BPK RI Perwakilan Sumut merupakan satu- satunya lembaga yang diberi tugas oleh konstitusi untuk memeriksa keuangan Pemda. Maka saat ada tuduhan sebagai "orang yang disogok", seharusnya membuat marah pimpinan BPK RI Perwakilan Sumut, bukan ikut tertawa. Bahkan sekalipun Ilyas mengklaim bahwa Edy sedang bercanda, namun candaan tersebut keterlaluan dan melampaui batas. Tanpa ada bantahan dari BPK RI Sumut, maka publik akan menilai bahwa status WTP dapat diperoleh dengan "menyogok". Sehingga predikat WTP tidak perlu dikejar, karena bukan ukuran prestasi.
Tanpa disadari, Edy sebenarnya sedang mengarahkan telunjuknya kepada dirinya sendiri, bukan kepada yang lain. Predikat WTP yang diperoleh Pemprovsu selama dipimpin Edy berarti didapat dengan "menyogok itu orang". Edy tidak mungkin menyampaikan pernyataan berdasarkan pengalaman orang lain. Sebab Edy sendiri pasti paham bahwa jika pernyataannya tidak benar, maka hal tersebut merupakan fitnah yang dapat merendahkan harkat dan martabat orang lain.

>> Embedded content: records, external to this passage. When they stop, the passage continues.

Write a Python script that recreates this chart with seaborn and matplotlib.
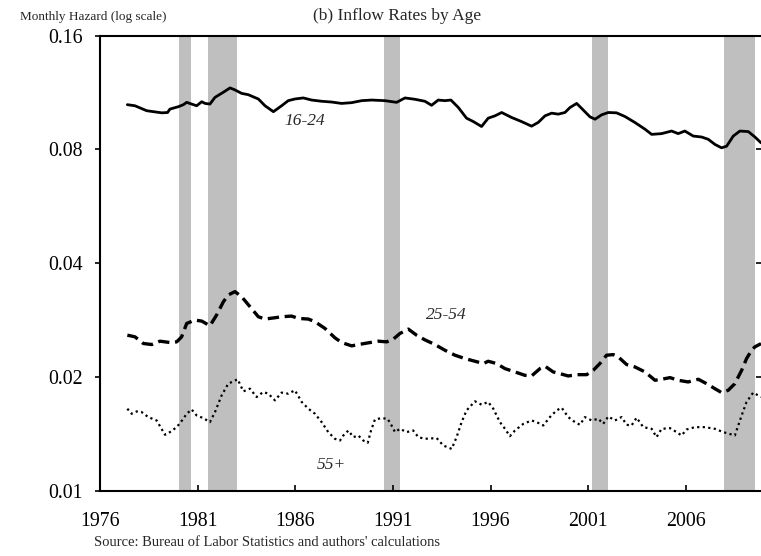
import matplotlib
matplotlib.use("Agg")
import matplotlib.pyplot as plt
from matplotlib.ticker import NullLocator
import pandas as pd
import seaborn as sns

# values (monthly hazard, log scale)
years_16_24 = [1977.40, 1977.79, 1978.39, 1979.16, 1979.46, 1979.58, 1980.01, 1980.27, 1980.44, 1980.69,
               1980.95, 1981.21, 1981.38, 1981.63, 1981.89, 1982.32, 1982.66, 1982.91, 1983.25, 1983.59,
               1984.11, 1984.45, 1984.88, 1985.30, 1985.64, 1985.98, 1986.41, 1986.84, 1987.35, 1987.86,
               1988.37, 1988.89, 1989.40, 1989.91, 1990.59, 1991.19, 1991.62, 1992.13, 1992.64, 1992.98,
               1993.32, 1993.66, 1993.97, 1994.35, 1994.77, 1995.12, 1995.54, 1995.88, 1996.23, 1996.57,
               1997.08, 1997.59, 1998.10, 1998.44, 1998.79, 1999.13, 1999.47, 1999.81, 2000.07, 2000.41,
               2000.75, 2001.09, 2001.35, 2001.69, 2002.03, 2002.45, 2002.88, 2003.39, 2003.91, 2004.25,
               2004.76, 2005.27, 2005.61, 2005.95, 2006.38, 2006.81, 2007.15, 2007.49, 2007.83, 2008.09,
               2008.43, 2008.77, 2009.20, 2009.54, 2009.85]
hazard_16_24 = [0.1051, 0.1044, 0.1013, 0.1000, 0.1002, 0.1023, 0.1038, 0.1051, 0.1066, 0.1055,
                0.1044, 0.1070, 0.1059, 0.1055, 0.1099, 0.1134, 0.1164, 0.1150, 0.1126, 0.1117,
                0.1088, 0.1044, 0.1007, 0.1044, 0.1077, 0.1088, 0.1095, 0.1081, 0.1073, 0.1068,
                0.1059, 0.1064, 0.1077, 0.1081, 0.1077, 0.1066, 0.1095, 0.1086, 0.1073, 0.1047,
                0.1081, 0.1077, 0.1081, 0.1033, 0.0968, 0.0948, 0.0920, 0.0968, 0.0982, 0.1002,
                0.0972, 0.0948, 0.0922, 0.0943, 0.0982, 0.0998, 0.0992, 0.1002, 0.1033, 0.1059,
                0.1017, 0.0976, 0.0962, 0.0988, 0.1002, 0.1000, 0.0978, 0.0943, 0.0905, 0.0877,
                0.0881, 0.0895, 0.0881, 0.0895, 0.0868, 0.0863, 0.0851, 0.0825, 0.0808, 0.0816,
                0.0868, 0.0895, 0.0892, 0.0863, 0.0833]

years_25_54 = [1977.40, 1977.79, 1978.22, 1978.65, 1979.07, 1979.58, 1979.93, 1980.18, 1980.44, 1980.86,
               1981.21, 1981.63, 1981.97, 1982.32, 1982.57, 1982.91, 1983.25, 1983.68, 1984.11, 1984.45,
               1984.96, 1985.30, 1985.81, 1986.16, 1986.67, 1987.01, 1987.52, 1988.03, 1988.37, 1988.89,
               1989.23, 1989.74, 1990.25, 1990.68, 1991.02, 1991.36, 1991.79, 1992.21, 1992.64, 1993.15,
               1993.66, 1994.18, 1994.69, 1995.20, 1995.63, 1995.88, 1996.31, 1996.74, 1997.25, 1997.76,
               1998.10, 1998.53, 1998.79, 1999.21, 1999.55, 1999.98, 2000.41, 2000.92, 2001.26, 2001.60,
               2001.94, 2002.28, 2002.54, 2002.97, 2003.39, 2003.91, 2004.42, 2004.76, 2005.19, 2005.61,
               2006.12, 2006.64, 2007.06, 2007.49, 2007.83, 2008.17, 2008.51, 2008.86, 2009.11, 2009.37,
               2009.54, 2009.85]
hazard_25_54 = [0.02580, 0.02554, 0.02452, 0.02437, 0.02487, 0.02467, 0.02477, 0.02554, 0.02771, 0.02828,
                0.02811, 0.02732, 0.02916, 0.03164, 0.03296, 0.03364, 0.03262, 0.03069, 0.02886, 0.02846,
                0.02869, 0.02886, 0.02898, 0.02857, 0.02846, 0.02800, 0.02688, 0.02539, 0.02467, 0.02417,
                0.02437, 0.02462, 0.02487, 0.02477, 0.02518, 0.02607, 0.02677, 0.02580, 0.02507, 0.02437,
                0.02354, 0.02283, 0.02237, 0.02201, 0.02170, 0.02201, 0.02170, 0.02104, 0.02062, 0.02020,
                0.02012, 0.02104, 0.02135, 0.02062, 0.02041, 0.02012, 0.02028, 0.02028, 0.02083, 0.02170,
                0.02283, 0.02292, 0.02260, 0.02157, 0.02126, 0.02062, 0.01960, 0.01972, 0.01992, 0.01960,
                0.01940, 0.01972, 0.01920, 0.01862, 0.01818, 0.01844, 0.01920, 0.02083, 0.02237, 0.02354,
                0.02403, 0.02450]

years_55 = [1977.40, 1977.62, 1977.88, 1978.13, 1978.47, 1978.90, 1979.33, 1979.58, 1979.93, 1980.20,
            1980.44, 1980.69, 1980.95, 1981.29, 1981.63, 1981.89, 1982.23, 1982.57, 1983.05, 1983.34,
            1983.68, 1984.02, 1984.36, 1984.62, 1984.96, 1985.30, 1985.64, 1985.98, 1986.33, 1986.67,
            1987.01, 1987.35, 1987.69, 1988.03, 1988.29, 1988.46, 1988.72, 1988.97, 1989.23, 1989.48,
            1989.71, 1989.88, 1990.08, 1990.42, 1990.73, 1990.93, 1991.11, 1991.36, 1991.70, 1992.04,
            1992.30, 1992.64, 1993.24, 1993.58, 1994.01, 1994.26, 1994.52, 1994.77, 1995.20, 1995.54,
            1995.88, 1996.14, 1996.48, 1996.74, 1996.99, 1997.25, 1997.68, 1998.10, 1998.36, 1998.70,
            1999.04, 1999.38, 1999.64, 1999.98, 2000.32, 2000.58, 2000.83, 2001.18, 2001.52, 2001.77,
            2002.03, 2002.37, 2002.71, 2002.97, 2003.22, 2003.48, 2003.82, 2004.25, 2004.50, 2004.76,
            2005.19, 2005.53, 2005.78, 2006.04, 2006.47, 2006.98, 2007.49, 2007.92, 2008.51, 2008.86,
            2009.11, 2009.45, 2009.85]
hazard_55 = [0.01648, 0.01598, 0.01621, 0.01615, 0.01566, 0.01534, 0.01406, 0.01429, 0.01473, 0.01534,
             0.01598, 0.01641, 0.01582, 0.01556, 0.01519, 0.01615, 0.01788, 0.01920, 0.01972, 0.01832,
             0.01862, 0.01770, 0.01825, 0.01806, 0.01734, 0.01818, 0.01806, 0.01844, 0.01717, 0.01648,
             0.01598, 0.01519, 0.01429, 0.01372, 0.01358, 0.01400, 0.01443, 0.01386, 0.01400, 0.01358,
             0.01339, 0.01443, 0.01544, 0.01556, 0.01550, 0.01488, 0.01429, 0.01458, 0.01429, 0.01443,
             0.01386, 0.01372, 0.01378, 0.01317, 0.01290, 0.01386, 0.01519, 0.01631, 0.01724, 0.01689,
             0.01717, 0.01648, 0.01519, 0.01458, 0.01394, 0.01443, 0.01503, 0.01534, 0.01519, 0.01488,
             0.01566, 0.01631, 0.01658, 0.01566, 0.01519, 0.01494, 0.01566, 0.01534, 0.01550, 0.01503,
             0.01572, 0.01534, 0.01566, 0.01494, 0.01488, 0.01560, 0.01473, 0.01458, 0.01386, 0.01458,
             0.01464, 0.01429, 0.01400, 0.01452, 0.01473, 0.01473, 0.01458, 0.01429, 0.01400, 0.01582,
             0.01717, 0.01818, 0.01770]

# NBER recessions (shaded)
recession_start = [1980.05, 1981.55, 1990.54, 2001.17, 2007.95]
recession_end = [1980.66, 1983.00, 1991.36, 2001.99, 2009.54]

y_ticks = [0.01, 0.02, 0.04, 0.08, 0.16]
y_tick_labels = ["0.01", "0.02", "0.04", "0.08", "0.16"]
x_ticks = [1976, 1981, 1986, 1991, 1996, 2001, 2006]

sns.set_theme(style="white")
plt.rcParams["font.family"] = ["Liberation Serif", "DejaVu Serif"]

fig = plt.figure(figsize=(7.61, 5.56), dpi=100)
ax = fig.add_axes([100 / 761, 65.3 / 556, 661 / 761, 455 / 556])

for s, e in zip(recession_start, recession_end):
    ax.axvspan(s, e, color="#bfbfbf", lw=0, zorder=0)

df1 = pd.DataFrame({"year": years_16_24, "hazard": hazard_16_24})
df2 = pd.DataFrame({"year": years_25_54, "hazard": hazard_25_54})
df3 = pd.DataFrame({"year": years_55, "hazard": hazard_55})

sns.lineplot(data=df1, x="year", y="hazard", ax=ax, color="black", lw=2.0, zorder=3)
sns.lineplot(data=df2, x="year", y="hazard", ax=ax, color="black", lw=2.4,
             linestyle=(0, (3.4, 1.7)), zorder=3)
sns.lineplot(data=df3, x="year", y="hazard", ax=ax, color="black", lw=1.6,
             linestyle=(0, (1, 1.5)), zorder=3)

ax.set_yscale("log")
ax.set_xlim(1976, 2009.85)
ax.set_ylim(0.01, 0.16)
ax.set_yticks(y_ticks)
ax.set_yticklabels(y_tick_labels)
ax.yaxis.set_minor_locator(NullLocator())
ax.set_xticks(x_ticks)
ax.set_xticklabels([str(x) for x in x_ticks])
ax.set_xlabel("")
ax.set_ylabel("")

ax.tick_params(axis="y", direction="out", length=3.6, width=1.2, pad=8.5,
               labelsize=14.3, left=True, colors="black")
ax.tick_params(axis="x", direction="in", length=4.3, width=1.2, pad=15,
               labelsize=14.3, bottom=True, colors="black")

for side in ["left", "bottom", "top"]:
    ax.spines[side].set_color("black")
    ax.spines[side].set_linewidth(1.5)
ax.spines["right"].set_visible(False)

# small tick marks at the cut-off right edge
sec = ax.secondary_yaxis("right")
sec.set_yticks(y_ticks)
sec.set_yticklabels([])
sec.yaxis.set_minor_locator(NullLocator())
sec.tick_params(direction="in", length=3.5, width=1.2, colors="black")
sec.spines["right"].set_visible(False)

ax.text(1986.5, 0.0951, "16-24", style="italic", fontsize=12.5, ha="center", va="center")
ax.text(1993.72, 0.02917, "25-54", style="italic", fontsize=12.5, ha="center", va="center")
ax.text(1987.83, 0.01166, "55+", style="italic", fontsize=12.5, ha="center", va="center")

fig.text(20 / 761, 1 - 17 / 556, "Monthly Hazard (log scale)", fontsize=9.5, ha="left", va="center")
fig.text(397 / 761, 1 - 16 / 556, "(b) Inflow Rates by Age", fontsize=12.5, ha="center", va="center")
fig.text(94 / 761, 1 - 543 / 556, "Source: Bureau of Labor Statistics and authors' calculations",
         fontsize=10.5, ha="left", va="center")

fig.savefig("out.png", dpi=100)
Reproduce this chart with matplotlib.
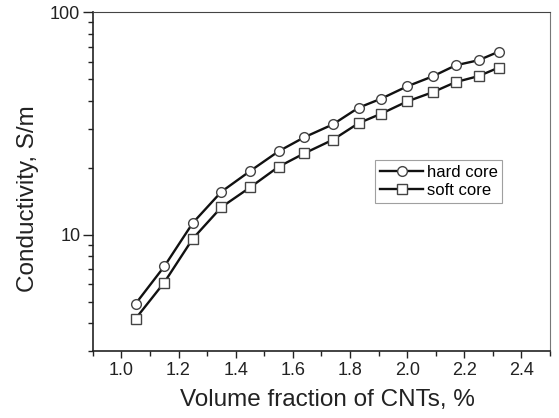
import numpy as np
import matplotlib.pyplot as plt
from matplotlib.ticker import FixedLocator, NullFormatter, MultipleLocator

plt.rcParams['font.family'] = ['Liberation Sans', 'DejaVu Sans']

# volume fraction of CNTs, %
vol_frac = [1.05, 1.15, 1.25, 1.35, 1.45, 1.55, 1.64, 1.74, 1.83, 1.91,
            2.00, 2.09, 2.17, 2.25, 2.32]
# conductivity, S/m
hard_core = [4.9, 7.2, 11.3, 15.6, 19.3, 23.7, 27.4, 31.3, 37.2, 40.9,
             46.4, 51.5, 57.7, 60.8, 66.4]
soft_core = [4.2, 6.1, 9.6, 13.3, 16.3, 20.2, 23.2, 26.7, 31.7, 35.0,
             39.7, 43.7, 48.5, 51.6, 56.3]

xticks = [1.0, 1.2, 1.4, 1.6, 1.8, 2.0, 2.2, 2.4]
minor_y = [3, 4, 5, 6, 7, 8, 9, 20, 30, 40, 50, 60, 70, 80, 90]

fig = plt.figure(figsize=(5.59, 4.18), dpi=100)
ax = fig.add_axes([0.166, 0.160, 0.818, 0.811])

style = dict(color='#111111', lw=1.7, ms=7, mfc='white', mec='#444444', mew=1.0)
ax.plot(vol_frac, hard_core, marker='o', label='hard core', **style)
ax.plot(vol_frac, soft_core, marker='s', label='soft core', **style)

ax.set_yscale('log')
ax.set_xlim(0.9, 2.5)
ax.set_ylim(3, 100)

ax.xaxis.set_major_locator(FixedLocator(xticks))
ax.xaxis.set_minor_locator(MultipleLocator(0.1))
ax.set_xticklabels(['%.1f' % t for t in xticks])
ax.yaxis.set_major_locator(FixedLocator([10, 100]))
ax.set_yticklabels(['10', '100'])
ax.yaxis.set_minor_locator(FixedLocator(minor_y))
ax.yaxis.set_minor_formatter(NullFormatter())

ax.tick_params(which='major', direction='out', length=5, width=1.0,
               labelsize=13, colors='#222222', pad=3)
ax.tick_params(axis='y', which='major', length=7, pad=2)
ax.tick_params(which='minor', direction='out', length=3.5, width=1.0, colors='#222222')
ax.tick_params(top=False, right=False, which='both')

for s in ['left', 'bottom']:
    ax.spines[s].set_color('#222222')
    ax.spines[s].set_linewidth(1.2)
ax.spines['top'].set_color('#444444')
ax.spines['right'].set_color('#777777')

ax.set_xlabel('Volume fraction of CNTs, %', fontsize=17.5, color='#222222', labelpad=7)
ax.set_ylabel('Conductivity, S/m', fontsize=17.5, color='#222222', labelpad=8)
ax.xaxis.label.set_x(0.514)
ax.yaxis.label.set_y(0.451)

leg = ax.legend(loc='upper left', bbox_to_anchor=(0.617, 0.563), fontsize=12,
                frameon=True, fancybox=False, edgecolor='#888888',
                handlelength=2.6, handletextpad=0.2, borderpad=0.3,
                labelspacing=0.15, borderaxespad=0)
leg.get_frame().set_linewidth(0.8)

fig.savefig('out.png', dpi=100)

Meski diklaim Ilyas sebagai candaan, pernyataan Edy berkonsekuensi hukum. Gubsu tidak dibenarkan bercanda atas alasan apapun, terutama menyangkut materi yang sensitif. Praktik korupsi, termasuk suap, sogok, hingga tindakan memperdagangkan pengaruh sudah dijadikan sebagai "extraordinary crime". Bahkan negara membentuk KPK sebagai lembaga khusus memberantas korupsi. Maka pernyataan Edy tersebut dapat dijadikan sebagai informasi awal untuk memulai proses hukum oleh KPK.
Jika BPK RI Perwakilan Sumut dan BPK RI tidak mempersoalkan pernyataan "asal bunyi" dari Edy, maka publik akan mempersoalkannya dengan meminta KPK RI melakukan penyelidikan terhadap semua proses pemeriksaan keuangan pemerintah daerah. Jika terdapat praktik sogok dalam upaya meraih predikat WTP, seperti tuduhan Edy, maka oknum penyogok dan penerima sogok, termasuk perantara sogok (jika ada) harus ditangkap oleh KPK.
KPK RI harus segera memanggil Edy terkait pernyataan "sogok itu orang" dalam memeroleh status WTP. Jika Edy tidak segera mengklarifikasi pernyataan "sogok orang itu", maka pernyataan Edy sebagai pejabat publik, yang disampaikan dalam acara resmi dapat dimaknai sebagai pernyataan resmi Gubernur dan benar. Sebab jika tidak benar, maka pernyataan tersebut adalah hoax atau fitnah.
Sutrisno Pangaribuan
Politisi PDIP, Anggota DPRD Provinsi Sumatera Utara 2014-2019.